- Contributors: Raam Levy, Wayne Lam
- The dataset is from Kaggle: https://www.kaggle.com/shivamb/real-or-fake-fake-jobposting-prediction
- Original data set can be found: http://emscad.samos.aegean.gr
- Original data set contains 17,881 worldwide job postings
- Narrowed the scope to only job postings for the US market
- 10656 total observations, 740 fake and 9926 real
- A class imbalance of Minority class: 6.85% and Majority class: 93.15%
- 16 initial total features (4 text features, job 'description' being the text to be evaluated with NLP techniques)
- Target variable: 'fraudulent' 0 is real, 1 is fake
- Goals:
- Perform Exploratory Data Analysis to identify key traits of job descriptions which are fraudulent in nature
- Create a classification model that used text data features from job description postings in the United States to determine if a job posting was fraudulent or not
- Use GloVe to create mean word vectors from 'description' corpus
- The average word vector from a job description provides information into whether or not a job posting is fake
Most of the features were categorical and missing many values.
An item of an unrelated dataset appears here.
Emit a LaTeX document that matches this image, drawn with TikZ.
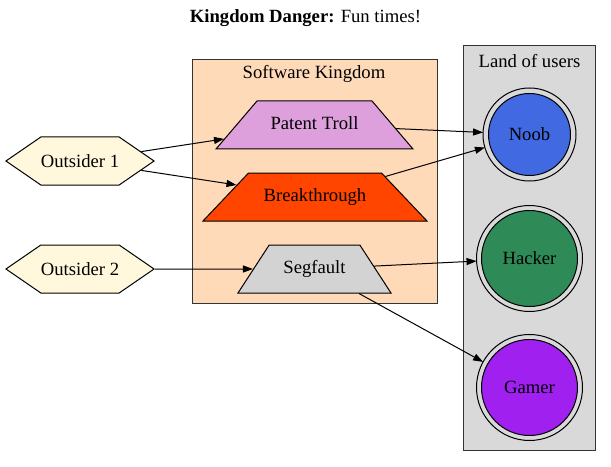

The only columns not missing values were the job 'title' (dropped as a result of over 1000 different non-standardized titles), 'location' (dummied by state), and job 'description' (text document to be converted to a mean word vector value). The remaining categorical features with large missing values were evaluated (dummied or dropped) with a Chi-Squared test to determine whether or not an imputed value was statistically significant in relation to the posting being fake or real.
4 baseline models were used: Logistic Regression, RandomForest Classifier, Support Vector Classifier, XGBoost Classifier. The baseline models were run without the text data (job 'description') as a feature. The lack of feature interactions were expected to heavily penalize the Logistic Regression model. All models were run with PCA to reduce the feature space. The primary evaluation metrics were precision and F1-Score as a job posting filter should let a few fake job postings through without filtering out too many real job postings.
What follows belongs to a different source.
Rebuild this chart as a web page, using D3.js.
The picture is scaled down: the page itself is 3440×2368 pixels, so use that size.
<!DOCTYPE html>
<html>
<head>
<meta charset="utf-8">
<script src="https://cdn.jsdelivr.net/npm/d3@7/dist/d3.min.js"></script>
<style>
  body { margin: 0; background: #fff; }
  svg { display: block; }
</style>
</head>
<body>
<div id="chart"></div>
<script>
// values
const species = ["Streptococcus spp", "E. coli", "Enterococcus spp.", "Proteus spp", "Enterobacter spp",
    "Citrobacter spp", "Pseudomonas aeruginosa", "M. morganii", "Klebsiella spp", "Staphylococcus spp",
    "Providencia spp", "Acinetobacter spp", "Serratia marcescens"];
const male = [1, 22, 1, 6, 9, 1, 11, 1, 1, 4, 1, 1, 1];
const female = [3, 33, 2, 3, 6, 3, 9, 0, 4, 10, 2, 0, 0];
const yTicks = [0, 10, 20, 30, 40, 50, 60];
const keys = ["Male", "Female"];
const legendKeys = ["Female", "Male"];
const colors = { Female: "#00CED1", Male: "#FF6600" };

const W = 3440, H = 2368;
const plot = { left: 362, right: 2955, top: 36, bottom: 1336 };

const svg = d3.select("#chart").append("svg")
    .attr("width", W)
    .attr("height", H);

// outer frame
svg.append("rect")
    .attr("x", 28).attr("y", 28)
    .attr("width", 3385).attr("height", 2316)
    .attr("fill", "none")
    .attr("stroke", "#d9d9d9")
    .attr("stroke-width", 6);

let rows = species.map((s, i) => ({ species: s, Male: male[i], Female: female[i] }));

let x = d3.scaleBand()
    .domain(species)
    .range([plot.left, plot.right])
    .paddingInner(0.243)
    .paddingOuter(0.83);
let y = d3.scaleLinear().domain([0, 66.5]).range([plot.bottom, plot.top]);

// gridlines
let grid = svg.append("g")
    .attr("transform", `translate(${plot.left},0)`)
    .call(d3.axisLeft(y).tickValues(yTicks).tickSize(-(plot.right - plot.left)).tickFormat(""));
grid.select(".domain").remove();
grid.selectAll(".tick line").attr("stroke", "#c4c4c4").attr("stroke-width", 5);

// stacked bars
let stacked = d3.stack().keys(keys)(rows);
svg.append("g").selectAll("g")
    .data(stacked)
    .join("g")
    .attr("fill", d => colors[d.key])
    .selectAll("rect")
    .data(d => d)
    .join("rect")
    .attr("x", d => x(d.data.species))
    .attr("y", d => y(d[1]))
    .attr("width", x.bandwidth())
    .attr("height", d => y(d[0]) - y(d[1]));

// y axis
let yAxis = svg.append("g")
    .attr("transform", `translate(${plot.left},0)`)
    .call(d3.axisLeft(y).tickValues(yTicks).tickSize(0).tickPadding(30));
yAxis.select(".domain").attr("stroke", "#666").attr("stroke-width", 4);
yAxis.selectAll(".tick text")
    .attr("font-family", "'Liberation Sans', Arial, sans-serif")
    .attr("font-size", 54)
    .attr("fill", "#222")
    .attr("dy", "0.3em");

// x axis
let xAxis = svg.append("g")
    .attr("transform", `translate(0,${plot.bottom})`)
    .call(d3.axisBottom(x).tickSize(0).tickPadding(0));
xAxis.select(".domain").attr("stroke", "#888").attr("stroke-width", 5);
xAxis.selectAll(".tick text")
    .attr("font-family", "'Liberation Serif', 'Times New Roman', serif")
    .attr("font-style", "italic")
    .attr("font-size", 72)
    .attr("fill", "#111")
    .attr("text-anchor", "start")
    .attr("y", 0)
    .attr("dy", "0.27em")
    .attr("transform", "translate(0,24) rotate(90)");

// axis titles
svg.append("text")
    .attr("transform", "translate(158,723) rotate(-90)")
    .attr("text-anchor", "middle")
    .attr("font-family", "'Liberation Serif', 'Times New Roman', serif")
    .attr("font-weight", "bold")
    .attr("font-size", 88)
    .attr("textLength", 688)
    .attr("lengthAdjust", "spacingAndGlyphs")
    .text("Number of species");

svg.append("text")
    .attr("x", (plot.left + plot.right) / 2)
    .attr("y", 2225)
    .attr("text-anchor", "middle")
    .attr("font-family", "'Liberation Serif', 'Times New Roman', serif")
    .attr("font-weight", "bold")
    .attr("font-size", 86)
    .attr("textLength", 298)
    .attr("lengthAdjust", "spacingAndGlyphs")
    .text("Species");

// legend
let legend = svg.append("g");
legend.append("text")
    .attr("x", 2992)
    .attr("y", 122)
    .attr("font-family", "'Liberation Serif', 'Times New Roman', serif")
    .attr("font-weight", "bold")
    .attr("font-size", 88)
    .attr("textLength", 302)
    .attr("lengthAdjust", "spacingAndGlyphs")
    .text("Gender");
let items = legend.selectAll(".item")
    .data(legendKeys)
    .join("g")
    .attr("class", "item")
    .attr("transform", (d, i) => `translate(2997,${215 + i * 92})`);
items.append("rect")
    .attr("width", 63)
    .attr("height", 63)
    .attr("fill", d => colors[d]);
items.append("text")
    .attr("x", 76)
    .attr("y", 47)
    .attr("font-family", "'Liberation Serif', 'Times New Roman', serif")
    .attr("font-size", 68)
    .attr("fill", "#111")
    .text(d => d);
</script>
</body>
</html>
- SVM baseline model: F1-Score of 0.5248 and Precision of 0.4144
- Had more false positives than true positives
- XGBoost baseline model: F1-Score of 0.5121 and Precision of 0.5721
- Made fewer false positive predictions but did not detect true fake job postings as well
The 'description' feature was converted to tokens and a mean word vector value (as an abstract sentiment vector) was returned using the Standford GloVe 50-dimensional word vector library (https://nlp.stanford.edu/projects/glove/). The mean value vectors were then added on as features.
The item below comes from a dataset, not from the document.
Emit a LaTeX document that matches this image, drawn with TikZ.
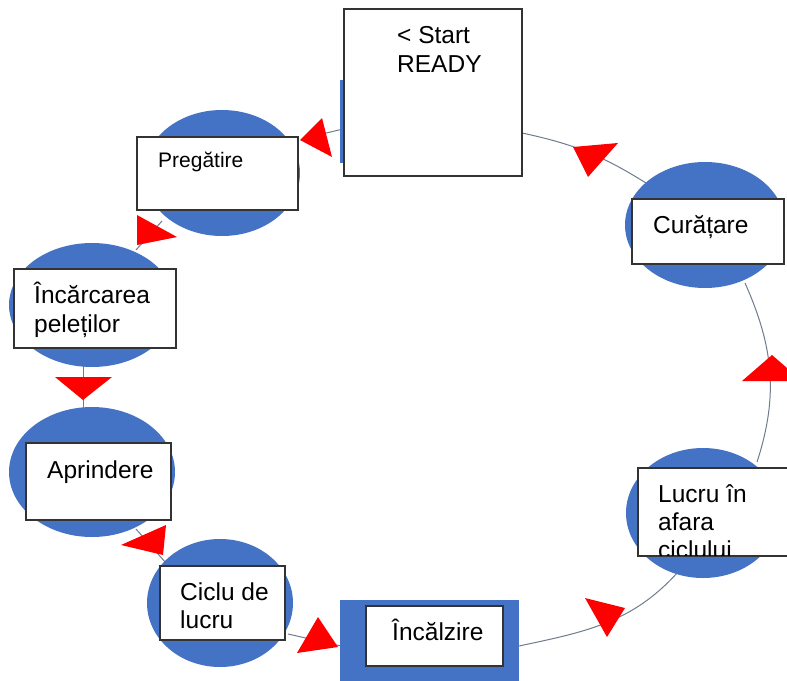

The same metrics are the baseline model were used to evaluate the final models. SVM and XGBoost had the best F1-Score and Precision. XGBoost had the most viable model due to making very few false positive predictions.
Confusion Matrices (normalized predicted values) of the 2 best final models and XGBoost with the mean word vector as sole feature
- SVM final model: F1-Score of 0.7143 and Precision of 0.7582
- Made far fewer false positives and only slightly more false negative predictions than the baseline model
- XGBoost final model: F1-Score of 0.7018 and Precision of 0.8966
- Substantially better scores (except accuracy) across the board with respect to the baseline model
- XGBoost with only mean word vector: F1 Score of 0.4318 and Precision of 0.9744
- Add TF-IDF to features.
- Use Neural Nets and transferred learning methods to further evaluate 'description'.
- Deeper LDA analysis of 'description'.